• OBJECTIVE
For the listing below, give the number of lines in which "this" occurs. Add nothing.

• LISTED RECORDS
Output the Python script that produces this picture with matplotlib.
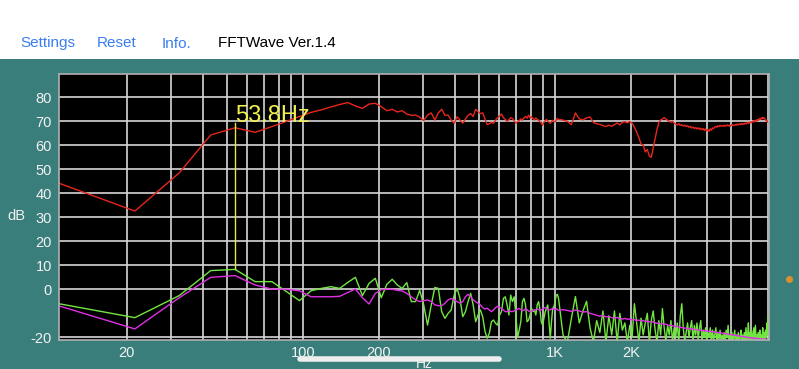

...

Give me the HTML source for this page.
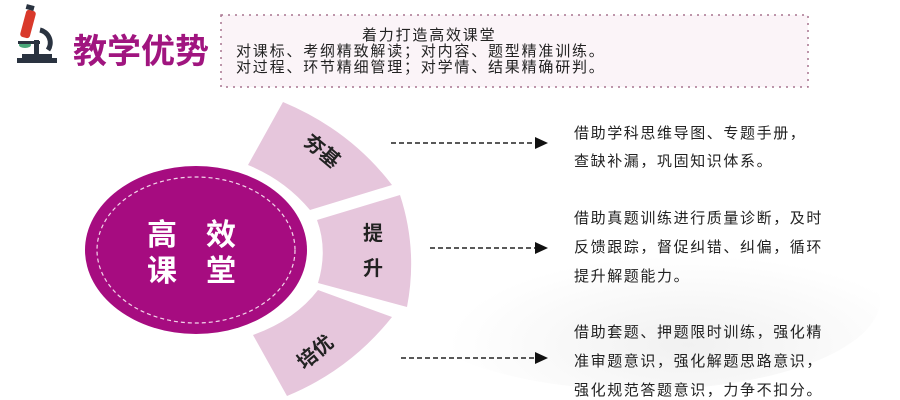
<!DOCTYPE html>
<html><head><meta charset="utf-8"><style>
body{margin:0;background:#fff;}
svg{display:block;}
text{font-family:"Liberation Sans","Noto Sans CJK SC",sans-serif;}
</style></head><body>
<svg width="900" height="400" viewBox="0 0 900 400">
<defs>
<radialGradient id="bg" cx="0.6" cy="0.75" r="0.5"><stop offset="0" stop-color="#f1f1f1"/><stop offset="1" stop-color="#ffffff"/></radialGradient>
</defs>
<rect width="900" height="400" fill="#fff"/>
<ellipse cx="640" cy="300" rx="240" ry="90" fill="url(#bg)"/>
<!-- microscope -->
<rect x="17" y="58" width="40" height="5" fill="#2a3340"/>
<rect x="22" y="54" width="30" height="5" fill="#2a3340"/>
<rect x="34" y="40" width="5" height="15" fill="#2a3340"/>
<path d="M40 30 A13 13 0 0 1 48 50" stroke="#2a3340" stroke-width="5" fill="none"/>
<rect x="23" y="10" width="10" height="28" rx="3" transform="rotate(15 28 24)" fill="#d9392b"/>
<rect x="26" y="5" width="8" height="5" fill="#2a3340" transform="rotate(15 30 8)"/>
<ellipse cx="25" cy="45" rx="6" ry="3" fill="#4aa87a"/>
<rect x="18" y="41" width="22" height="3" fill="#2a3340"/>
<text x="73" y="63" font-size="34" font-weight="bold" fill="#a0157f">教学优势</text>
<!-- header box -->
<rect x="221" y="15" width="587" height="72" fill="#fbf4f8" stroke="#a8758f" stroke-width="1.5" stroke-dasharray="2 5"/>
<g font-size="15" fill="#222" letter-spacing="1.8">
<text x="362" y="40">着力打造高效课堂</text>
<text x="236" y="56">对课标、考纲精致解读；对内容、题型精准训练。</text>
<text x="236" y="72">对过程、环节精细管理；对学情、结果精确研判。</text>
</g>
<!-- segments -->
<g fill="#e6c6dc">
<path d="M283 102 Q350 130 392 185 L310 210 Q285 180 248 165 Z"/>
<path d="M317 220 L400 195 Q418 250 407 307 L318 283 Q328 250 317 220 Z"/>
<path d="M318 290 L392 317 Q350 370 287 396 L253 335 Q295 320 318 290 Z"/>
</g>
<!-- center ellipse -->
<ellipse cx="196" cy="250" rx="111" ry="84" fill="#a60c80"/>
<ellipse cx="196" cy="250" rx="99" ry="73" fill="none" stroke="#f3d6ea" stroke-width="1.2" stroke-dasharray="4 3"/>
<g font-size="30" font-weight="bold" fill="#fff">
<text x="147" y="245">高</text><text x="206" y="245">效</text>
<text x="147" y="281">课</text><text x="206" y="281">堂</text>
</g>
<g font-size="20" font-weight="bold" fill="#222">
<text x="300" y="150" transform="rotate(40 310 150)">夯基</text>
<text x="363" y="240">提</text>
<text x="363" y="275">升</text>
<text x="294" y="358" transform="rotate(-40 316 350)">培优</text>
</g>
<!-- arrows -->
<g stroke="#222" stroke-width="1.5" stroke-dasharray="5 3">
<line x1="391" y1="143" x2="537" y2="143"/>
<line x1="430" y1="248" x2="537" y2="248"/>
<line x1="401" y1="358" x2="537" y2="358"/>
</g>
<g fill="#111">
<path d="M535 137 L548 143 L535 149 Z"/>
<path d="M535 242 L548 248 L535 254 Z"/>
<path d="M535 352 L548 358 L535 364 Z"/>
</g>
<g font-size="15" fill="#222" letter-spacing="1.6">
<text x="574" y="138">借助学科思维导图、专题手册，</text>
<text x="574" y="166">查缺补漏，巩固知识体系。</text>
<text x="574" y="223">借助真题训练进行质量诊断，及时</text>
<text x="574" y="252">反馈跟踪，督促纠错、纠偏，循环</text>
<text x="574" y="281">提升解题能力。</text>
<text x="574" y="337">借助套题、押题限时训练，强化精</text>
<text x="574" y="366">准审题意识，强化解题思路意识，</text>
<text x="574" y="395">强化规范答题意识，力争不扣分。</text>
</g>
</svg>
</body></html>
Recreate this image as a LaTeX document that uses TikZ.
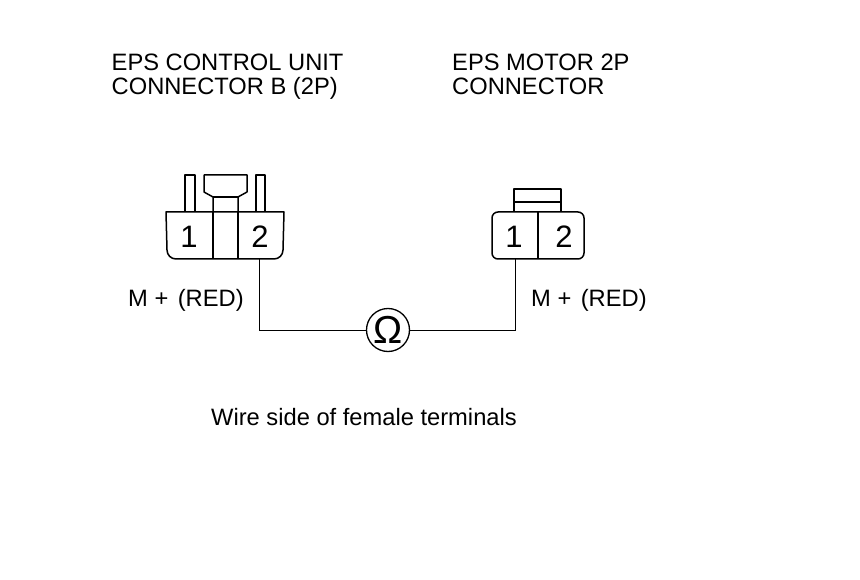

---

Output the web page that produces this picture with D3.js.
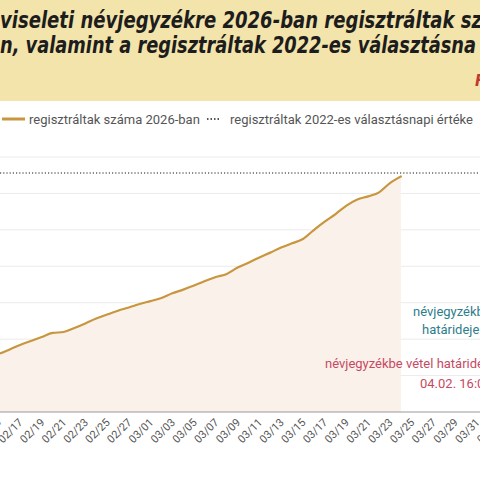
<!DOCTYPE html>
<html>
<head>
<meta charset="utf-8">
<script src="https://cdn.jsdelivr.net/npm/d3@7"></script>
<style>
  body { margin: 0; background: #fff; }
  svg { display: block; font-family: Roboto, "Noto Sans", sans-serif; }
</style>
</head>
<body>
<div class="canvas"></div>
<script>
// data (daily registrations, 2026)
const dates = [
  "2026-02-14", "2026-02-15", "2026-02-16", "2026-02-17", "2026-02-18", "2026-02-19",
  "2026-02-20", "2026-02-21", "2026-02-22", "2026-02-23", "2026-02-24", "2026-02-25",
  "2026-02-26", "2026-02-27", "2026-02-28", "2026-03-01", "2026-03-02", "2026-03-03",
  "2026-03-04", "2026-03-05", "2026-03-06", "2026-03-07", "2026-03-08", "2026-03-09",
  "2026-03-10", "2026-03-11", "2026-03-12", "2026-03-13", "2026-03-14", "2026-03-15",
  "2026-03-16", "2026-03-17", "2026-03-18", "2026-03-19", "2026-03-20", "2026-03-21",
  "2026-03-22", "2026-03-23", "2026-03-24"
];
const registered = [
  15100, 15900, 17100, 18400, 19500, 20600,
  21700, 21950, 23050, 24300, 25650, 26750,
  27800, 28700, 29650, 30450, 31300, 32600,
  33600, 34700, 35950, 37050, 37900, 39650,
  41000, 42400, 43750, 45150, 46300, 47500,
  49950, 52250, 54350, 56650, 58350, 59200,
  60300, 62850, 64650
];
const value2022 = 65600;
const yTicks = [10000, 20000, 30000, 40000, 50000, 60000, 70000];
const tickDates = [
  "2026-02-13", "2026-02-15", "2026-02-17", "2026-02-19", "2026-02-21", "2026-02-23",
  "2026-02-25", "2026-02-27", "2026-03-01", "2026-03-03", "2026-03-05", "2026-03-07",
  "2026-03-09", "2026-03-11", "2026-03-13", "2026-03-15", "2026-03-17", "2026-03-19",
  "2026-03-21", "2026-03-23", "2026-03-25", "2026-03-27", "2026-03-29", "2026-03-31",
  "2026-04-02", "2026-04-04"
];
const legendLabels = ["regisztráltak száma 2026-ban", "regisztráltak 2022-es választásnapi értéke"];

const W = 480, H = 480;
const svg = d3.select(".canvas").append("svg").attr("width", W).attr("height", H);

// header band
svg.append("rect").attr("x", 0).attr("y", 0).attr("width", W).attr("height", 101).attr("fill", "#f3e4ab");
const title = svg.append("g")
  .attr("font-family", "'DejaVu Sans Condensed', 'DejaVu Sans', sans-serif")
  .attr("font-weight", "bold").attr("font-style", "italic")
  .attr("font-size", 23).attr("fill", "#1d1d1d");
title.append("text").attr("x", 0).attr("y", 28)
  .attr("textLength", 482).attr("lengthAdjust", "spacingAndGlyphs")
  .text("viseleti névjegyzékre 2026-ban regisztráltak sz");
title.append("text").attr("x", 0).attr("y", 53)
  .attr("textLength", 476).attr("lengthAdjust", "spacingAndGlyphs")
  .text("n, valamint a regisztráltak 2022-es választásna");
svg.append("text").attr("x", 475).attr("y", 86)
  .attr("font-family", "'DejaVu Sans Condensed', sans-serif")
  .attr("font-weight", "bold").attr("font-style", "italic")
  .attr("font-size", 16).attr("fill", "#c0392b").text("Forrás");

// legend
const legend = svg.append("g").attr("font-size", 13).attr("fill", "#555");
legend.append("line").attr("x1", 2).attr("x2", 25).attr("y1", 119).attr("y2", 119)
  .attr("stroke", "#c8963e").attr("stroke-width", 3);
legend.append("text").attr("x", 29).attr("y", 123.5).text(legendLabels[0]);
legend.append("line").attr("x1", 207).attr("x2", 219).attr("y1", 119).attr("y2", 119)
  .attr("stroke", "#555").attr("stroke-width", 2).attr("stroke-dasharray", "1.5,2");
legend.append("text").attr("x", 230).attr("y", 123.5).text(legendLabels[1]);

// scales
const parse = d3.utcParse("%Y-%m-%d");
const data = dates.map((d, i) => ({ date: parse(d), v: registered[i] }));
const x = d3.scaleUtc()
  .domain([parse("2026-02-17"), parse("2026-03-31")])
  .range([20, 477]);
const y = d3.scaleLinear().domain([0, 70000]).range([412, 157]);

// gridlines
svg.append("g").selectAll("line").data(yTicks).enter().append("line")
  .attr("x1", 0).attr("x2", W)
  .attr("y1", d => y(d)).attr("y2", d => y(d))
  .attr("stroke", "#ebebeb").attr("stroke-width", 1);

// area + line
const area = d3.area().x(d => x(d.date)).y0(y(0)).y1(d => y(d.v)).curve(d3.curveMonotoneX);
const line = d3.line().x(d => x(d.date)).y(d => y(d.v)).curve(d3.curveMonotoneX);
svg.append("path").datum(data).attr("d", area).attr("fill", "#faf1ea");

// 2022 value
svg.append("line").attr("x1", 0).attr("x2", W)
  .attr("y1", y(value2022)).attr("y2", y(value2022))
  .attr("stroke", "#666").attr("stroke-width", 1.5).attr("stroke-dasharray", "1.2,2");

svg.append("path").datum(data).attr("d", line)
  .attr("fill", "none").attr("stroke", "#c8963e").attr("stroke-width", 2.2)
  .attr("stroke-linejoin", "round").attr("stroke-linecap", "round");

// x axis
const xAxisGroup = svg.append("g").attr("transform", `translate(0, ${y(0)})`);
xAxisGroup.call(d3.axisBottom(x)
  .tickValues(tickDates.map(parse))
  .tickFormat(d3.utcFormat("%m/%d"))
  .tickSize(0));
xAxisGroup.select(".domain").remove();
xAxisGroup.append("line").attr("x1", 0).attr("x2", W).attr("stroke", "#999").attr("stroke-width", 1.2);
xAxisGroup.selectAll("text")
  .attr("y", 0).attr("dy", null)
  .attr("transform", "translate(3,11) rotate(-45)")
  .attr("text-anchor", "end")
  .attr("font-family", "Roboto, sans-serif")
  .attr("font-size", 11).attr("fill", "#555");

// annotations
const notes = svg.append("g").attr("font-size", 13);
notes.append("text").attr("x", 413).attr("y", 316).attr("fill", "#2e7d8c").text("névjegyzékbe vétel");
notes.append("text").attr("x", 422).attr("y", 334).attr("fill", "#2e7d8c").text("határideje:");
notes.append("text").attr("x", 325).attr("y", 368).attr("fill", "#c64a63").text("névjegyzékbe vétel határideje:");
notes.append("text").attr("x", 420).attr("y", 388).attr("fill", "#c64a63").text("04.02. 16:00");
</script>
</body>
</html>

• TASK OUTPUT
4